In 2024, any degree-seeking student enrolled in Pitt Public Health or postdoctoral fellow at the school who is working or studying in an area related to environmental health disparities with a faculty sponsor who can speak to the environmental health equity applicability of the work is eligible to apply. 

Recipients may use the award to defray the costs of opportunities that would enhance their training as a health equity scholar. The applicant must defend the use of the award in the application. One scholarship will be awarded in the amount of $2,000.

Application Guidelines

Students interested in applying must submit an application with the following materials: 

The project overview should be no longer than four typed pages, 12-point font, double-spaced. It should include the following sections:

  • Background - how does the project or course of study address an important public health problem?
  • Project goals and objectives - what will the project or course of study do to address this problem?
  • Relevance to environmental health disparities - how does the project or course of study advance the cause of environmental health justice?
  • Budget justification - how will awarded funds be used?
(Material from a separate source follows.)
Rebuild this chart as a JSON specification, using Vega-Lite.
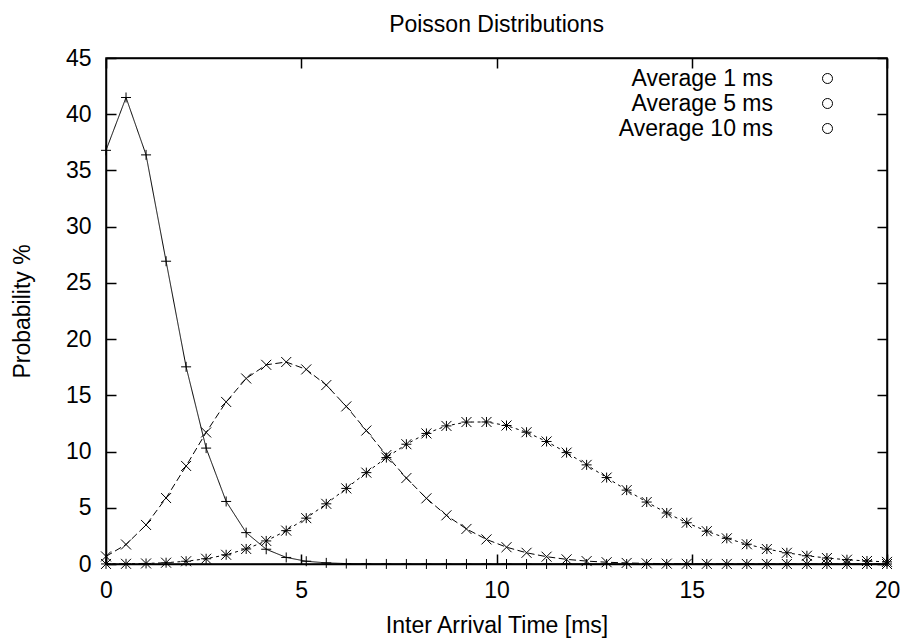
{
  "$schema": "https://vega.github.io/schema/vega-lite/v6.json",
  "autosize": "none",
  "width": 781,
  "height": 506,
  "padding": {"left": 106, "top": 58, "right": 17, "bottom": 75},
  "background": "white",
  "title": {"text": "Poisson Distributions", "fontSize": 23, "fontWeight": "normal", "color": "#000", "font": "Liberation Sans", "offset": 10, "frame": "group", "anchor": "middle"},
  "config": {
    "font": "Liberation Sans",
    "view": {"stroke": "#000", "strokeWidth": 1.5}
  },
  "data": {"values": [
    {"t": 0, "p": 36.788, "s": "Average 1 ms"},
    {"t": 0.5128, "p": 41.488, "s": "Average 1 ms"},
    {"t": 1.0256, "p": 36.384, "s": "Average 1 ms"},
    {"t": 1.5385, "p": 26.926, "s": "Average 1 ms"},
    {"t": 2.0513, "p": 17.535, "s": "Average 1 ms"},
    {"t": 2.5641, "p": 10.307, "s": "Average 1 ms"},
    {"t": 3.0769, "p": 5.562, "s": "Average 1 ms"},
    {"t": 3.5897, "p": 2.789, "s": "Average 1 ms"},
    {"t": 4.1026, "p": 1.312, "s": "Average 1 ms"},
    {"t": 4.6154, "p": 0.583, "s": "Average 1 ms"},
    {"t": 5.1282, "p": 0.246, "s": "Average 1 ms"},
    {"t": 5.641, "p": 0.099, "s": "Average 1 ms"},
    {"t": 6.1538, "p": 0.038, "s": "Average 1 ms"},
    {"t": 6.6667, "p": 0.014, "s": "Average 1 ms"},
    {"t": 7.1795, "p": 0.005, "s": "Average 1 ms"},
    {"t": 7.6923, "p": 0.002, "s": "Average 1 ms"},
    {"t": 8.2051, "p": 0.001, "s": "Average 1 ms"},
    {"t": 8.7179, "p": 0.0002, "s": "Average 1 ms"},
    {"t": 9.2308, "p": 0.0001, "s": "Average 1 ms"},
    {"t": 9.7436, "p": 0, "s": "Average 1 ms"},
    {"t": 10.2564, "p": 0, "s": "Average 1 ms"},
    {"t": 10.7692, "p": 0, "s": "Average 1 ms"},
    {"t": 11.2821, "p": 0, "s": "Average 1 ms"},
    {"t": 11.7949, "p": 0, "s": "Average 1 ms"},
    {"t": 12.3077, "p": 0, "s": "Average 1 ms"},
    {"t": 12.8205, "p": 0, "s": "Average 1 ms"},
    {"t": 13.3333, "p": 0, "s": "Average 1 ms"},
    {"t": 13.8462, "p": 0, "s": "Average 1 ms"},
    {"t": 14.359, "p": 0, "s": "Average 1 ms"},
    {"t": 14.8718, "p": 0, "s": "Average 1 ms"},
    {"t": 15.3846, "p": 0, "s": "Average 1 ms"},
    {"t": 15.8974, "p": 0, "s": "Average 1 ms"},
    {"t": 16.4103, "p": 0, "s": "Average 1 ms"},
    {"t": 16.9231, "p": 0, "s": "Average 1 ms"},
    {"t": 17.4359, "p": 0, "s": "Average 1 ms"},
    {"t": 17.9487, "p": 0, "s": "Average 1 ms"},
    {"t": 18.4615, "p": 0, "s": "Average 1 ms"},
    {"t": 18.9744, "p": 0, "s": "Average 1 ms"},
    {"t": 19.4872, "p": 0, "s": "Average 1 ms"},
    {"t": 20, "p": 0, "s": "Average 1 ms"},
    {"t": 0, "p": 0.674, "s": "Average 5 ms"},
    {"t": 0.5128, "p": 1.735, "s": "Average 5 ms"},
    {"t": 1.0256, "p": 3.472, "s": "Average 5 ms"},
    {"t": 1.5385, "p": 5.866, "s": "Average 5 ms"},
    {"t": 2.0513, "p": 8.72, "s": "Average 5 ms"},
    {"t": 2.5641, "p": 11.7, "s": "Average 5 ms"},
    {"t": 3.0769, "p": 14.412, "s": "Average 5 ms"},
    {"t": 3.5897, "p": 16.499, "s": "Average 5 ms"},
    {"t": 4.1026, "p": 17.713, "s": "Average 5 ms"},
    {"t": 4.6154, "p": 17.963, "s": "Average 5 ms"},
    {"t": 5.1282, "p": 17.305, "s": "Average 5 ms"},
    {"t": 5.641, "p": 15.911, "s": "Average 5 ms"},
    {"t": 6.1538, "p": 14.016, "s": "Average 5 ms"},
    {"t": 6.6667, "p": 11.869, "s": "Average 5 ms"},
    {"t": 7.1795, "p": 9.69, "s": "Average 5 ms"},
    {"t": 7.6923, "p": 7.644, "s": "Average 5 ms"},
    {"t": 8.2051, "p": 5.84, "s": "Average 5 ms"},
    {"t": 8.7179, "p": 4.329, "s": "Average 5 ms"},
    {"t": 9.2308, "p": 3.118, "s": "Average 5 ms"},
    {"t": 9.7436, "p": 2.187, "s": "Average 5 ms"},
    {"t": 10.2564, "p": 1.494, "s": "Average 5 ms"},
    {"t": 10.7692, "p": 0.997, "s": "Average 5 ms"},
    {"t": 11.2821, "p": 0.649, "s": "Average 5 ms"},
    {"t": 11.7949, "p": 0.414, "s": "Average 5 ms"},
    {"t": 12.3077, "p": 0.258, "s": "Average 5 ms"},
    {"t": 12.8205, "p": 0.158, "s": "Average 5 ms"},
    {"t": 13.3333, "p": 0.094, "s": "Average 5 ms"},
    {"t": 13.8462, "p": 0.056, "s": "Average 5 ms"},
    {"t": 14.359, "p": 0.032, "s": "Average 5 ms"},
    {"t": 14.8718, "p": 0.018, "s": "Average 5 ms"},
    {"t": 15.3846, "p": 0.01, "s": "Average 5 ms"},
    {"t": 15.8974, "p": 0.006, "s": "Average 5 ms"},
    {"t": 16.4103, "p": 0.003, "s": "Average 5 ms"},
    {"t": 16.9231, "p": 0.002, "s": "Average 5 ms"},
    {"t": 17.4359, "p": 0.001, "s": "Average 5 ms"},
    {"t": 17.9487, "p": 0.0004, "s": "Average 5 ms"},
    {"t": 18.4615, "p": 0.0002, "s": "Average 5 ms"},
    {"t": 18.9744, "p": 0.0001, "s": "Average 5 ms"},
    {"t": 19.4872, "p": 0.0001, "s": "Average 5 ms"},
    {"t": 20, "p": 0, "s": "Average 5 ms"},
    {"t": 0, "p": 0.005, "s": "Average 10 ms"},
    {"t": 0.5128, "p": 0.017, "s": "Average 10 ms"},
    {"t": 1.0256, "p": 0.048, "s": "Average 10 ms"},
    {"t": 1.5385, "p": 0.115, "s": "Average 10 ms"},
    {"t": 2.0513, "p": 0.244, "s": "Average 10 ms"},
    {"t": 2.5641, "p": 0.466, "s": "Average 10 ms"},
    {"t": 3.0769, "p": 0.819, "s": "Average 10 ms"},
    {"t": 3.5897, "p": 1.338, "s": "Average 10 ms"},
    {"t": 4.1026, "p": 2.05, "s": "Average 10 ms"},
    {"t": 4.6154, "p": 2.967, "s": "Average 10 ms"},
    {"t": 5.1282, "p": 4.078, "s": "Average 10 ms"},
    {"t": 5.641, "p": 5.35, "s": "Average 10 ms"},
    {"t": 6.1538, "p": 6.724, "s": "Average 10 ms"},
    {"t": 6.6667, "p": 8.125, "s": "Average 10 ms"},
    {"t": 7.1795, "p": 9.464, "s": "Average 10 ms"},
    {"t": 7.6923, "p": 10.652, "s": "Average 10 ms"},
    {"t": 8.2051, "p": 11.612, "s": "Average 10 ms"},
    {"t": 8.7179, "p": 12.281, "s": "Average 10 ms"},
    {"t": 9.2308, "p": 12.624, "s": "Average 10 ms"},
    {"t": 9.7436, "p": 12.63, "s": "Average 10 ms"},
    {"t": 10.2564, "p": 12.316, "s": "Average 10 ms"},
    {"t": 10.7692, "p": 11.72, "s": "Average 10 ms"},
    {"t": 11.2821, "p": 10.896, "s": "Average 10 ms"},
    {"t": 11.7949, "p": 9.906, "s": "Average 10 ms"},
    {"t": 12.3077, "p": 8.815, "s": "Average 10 ms"},
    {"t": 12.8205, "p": 7.686, "s": "Average 10 ms"},
    {"t": 13.3333, "p": 6.57, "s": "Average 10 ms"},
    {"t": 13.8462, "p": 5.51, "s": "Average 10 ms"},
    {"t": 14.359, "p": 4.537, "s": "Average 10 ms"},
    {"t": 14.8718, "p": 3.671, "s": "Average 10 ms"},
    {"t": 15.3846, "p": 2.919, "s": "Average 10 ms"},
    {"t": 15.8974, "p": 2.284, "s": "Average 10 ms"},
    {"t": 16.4103, "p": 1.758, "s": "Average 10 ms"},
    {"t": 16.9231, "p": 1.332, "s": "Average 10 ms"},
    {"t": 17.4359, "p": 0.995, "s": "Average 10 ms"},
    {"t": 17.9487, "p": 0.732, "s": "Average 10 ms"},
    {"t": 18.4615, "p": 0.531, "s": "Average 10 ms"},
    {"t": 18.9744, "p": 0.38, "s": "Average 10 ms"},
    {"t": 19.4872, "p": 0.268, "s": "Average 10 ms"},
    {"t": 20, "p": 0.187, "s": "Average 10 ms"}
  ]},
  "resolve": {"axis": {"x": "independent", "y": "independent"}},
  "layer": [
    {
      "mark": {"type": "line", "stroke": "#000", "strokeWidth": 1, "interpolate": "linear"},
      "encoding": {
        "x": {"field": "t", "type": "quantitative",
          "scale": {"domain": [0, 20], "nice": false, "zero": false},
          "axis": {"orient": "bottom", "values": [0, 5, 10, 15, 20], "tickSize": -10, "tickColor": "#000", "tickWidth": 1.5,
            "domainColor": "#000", "domainWidth": 1.5, "grid": false,
            "labelFontSize": 23, "labelColor": "#000", "labelPadding": 25, "labelFlush": false, "labelOverlap": false,
            "title": "Inter Arrival Time [ms]", "titleFontSize": 23, "titleFontWeight": "normal", "titleColor": "#000", "titlePadding": 12}},
        "y": {"field": "p", "type": "quantitative",
          "scale": {"domain": [0, 45], "nice": false},
          "axis": {"orient": "left", "values": [0, 5, 10, 15, 20, 25, 30, 35, 40, 45], "tickSize": -10, "tickColor": "#000", "tickWidth": 1.5,
            "domainColor": "#000", "domainWidth": 1.5, "grid": false,
            "labelFontSize": 23, "labelColor": "#000", "labelPadding": 25, "labelFlush": false, "labelOverlap": false,
            "title": "Probability %", "titleFontSize": 23, "titleFontWeight": "normal", "titleColor": "#000", "titlePadding": 31}},
        "detail": {"field": "s", "type": "nominal"},
        "strokeDash": {"field": "s", "type": "nominal",
          "scale": {"domain": ["Average 5 ms", "Average 1 ms", "Average 10 ms"], "range": [[7, 3.5], [1, 0], [3, 3.5]]},
          "legend": null}
      }
    },
    {
      "mark": {"type": "point", "filled": false, "stroke": "#000", "strokeWidth": 1, "size": 100},
      "encoding": {
        "x": {"field": "t", "type": "quantitative",
          "axis": {"orient": "top", "values": [0, 5, 10, 15, 20], "tickSize": -10, "tickColor": "#000", "tickWidth": 1.5,
            "domainColor": "#000", "domainWidth": 1.5, "grid": false, "labels": false, "title": null}},
        "y": {"field": "p", "type": "quantitative",
          "axis": {"orient": "right", "values": [0, 5, 10, 15, 20, 25, 30, 35, 40, 45], "tickSize": -10, "tickColor": "#000", "tickWidth": 1.5,
            "domainColor": "#000", "domainWidth": 1.5, "grid": false, "labels": false, "title": null}},
        "shape": {"field": "s", "type": "nominal",
          "scale": {"domain": ["Average 10 ms", "Average 1 ms", "Average 5 ms"],
            "range": ["M-1,0H1M0,-1V1M-1,-1L1,1M-1,1L1,-1", "M-1,0H1M0,-1V1", "M-1,-1L1,1M-1,1L1,-1"]},
          "legend": null},
        "opacity": {"field": "s", "type": "nominal",
          "scale": {"type": "ordinal", "domain": ["Average 1 ms", "Average 5 ms", "Average 10 ms"], "range": [1, 1, 1]},
          "legend": {
            "orient": "none", "legendX": 710, "legendY": 9, "title": null, "padding": 0,
            "labelFontSize": 23, "labelFont": "Liberation Sans", "labelColor": "#000", "labelAlign": "right", "labelOffset": -66, "labelLimit": 400,
            "symbolOffset": 0,
            "symbolSize": 100, "symbolStrokeWidth": 1, "symbolStrokeColor": "#000", "rowPadding": 1,
            "encode": {"symbols": {"update": {
              "stroke": {"value": "#000"},
              "fill": {"value": "transparent"},
              "strokeWidth": {"value": 1},
              "shape": [
                {"test": "datum.value === 'Average 1 ms'", "value": "M-6.1,0H6.1M0,-1V1"},
                {"test": "datum.value === 'Average 5 ms'", "value": "M-6.1,0H-5.1M-4.5,0H-3.5M-2.9,0H-1.9M-1.3,0H1.3M1.9,0H2.9M3.5,0H4.5M5.1,0H6.1M-1,-1L1,1M-1,1L1,-1"},
                {"value": "M-6.1,0H-5.6M-4.8,0H-4.3M-3.5,0H-3M-2.2,0H-1.7M1.7,0H2.2M3,0H3.5M4.3,0H4.8M5.6,0H6.1M-1,0H1M0,-1V1M-1,-1L1,1M-1,1L1,-1"}
              ]
            }}}
          }}
      }
    }
  ]
}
The application deadline is Friday, November 18, 2024, and awards will be announced mid-December. Award winners will be notified by letter.

Apply

Review Criteria

A panel composed of the Pitt Public Health dean (or the associate dean for academic affairs), the director of the Center for Health Equity, and at least one additional faculty member from the School of Public Health will review the applications and make the decision. Awards will be made based upon the applicant’s proposal, the appropriateness of the project, and whether the applicant is working on a project with a faculty member who has an association with the Center for Health Equity. 

Sponsoring Faculty 

Please specify your faculty sponsor who can speak to the health equity-based nature of your environmental work and relevance to the advancement of health equity research and practice. 

Background

The Goldstein award was established in 2005 by then dean and professor of environmental and occupational health, Bernard Goldstein, and his wife Russellyn Carruth, an adjunct professor in environmental and occupational health. The award serves to support students and postdoctoral fellows at the School of Public Health working in either environmental health disparities or public health practice. 

The award is available annually, alternating between those two areas, and is awarded to eligible students through a competitive application process.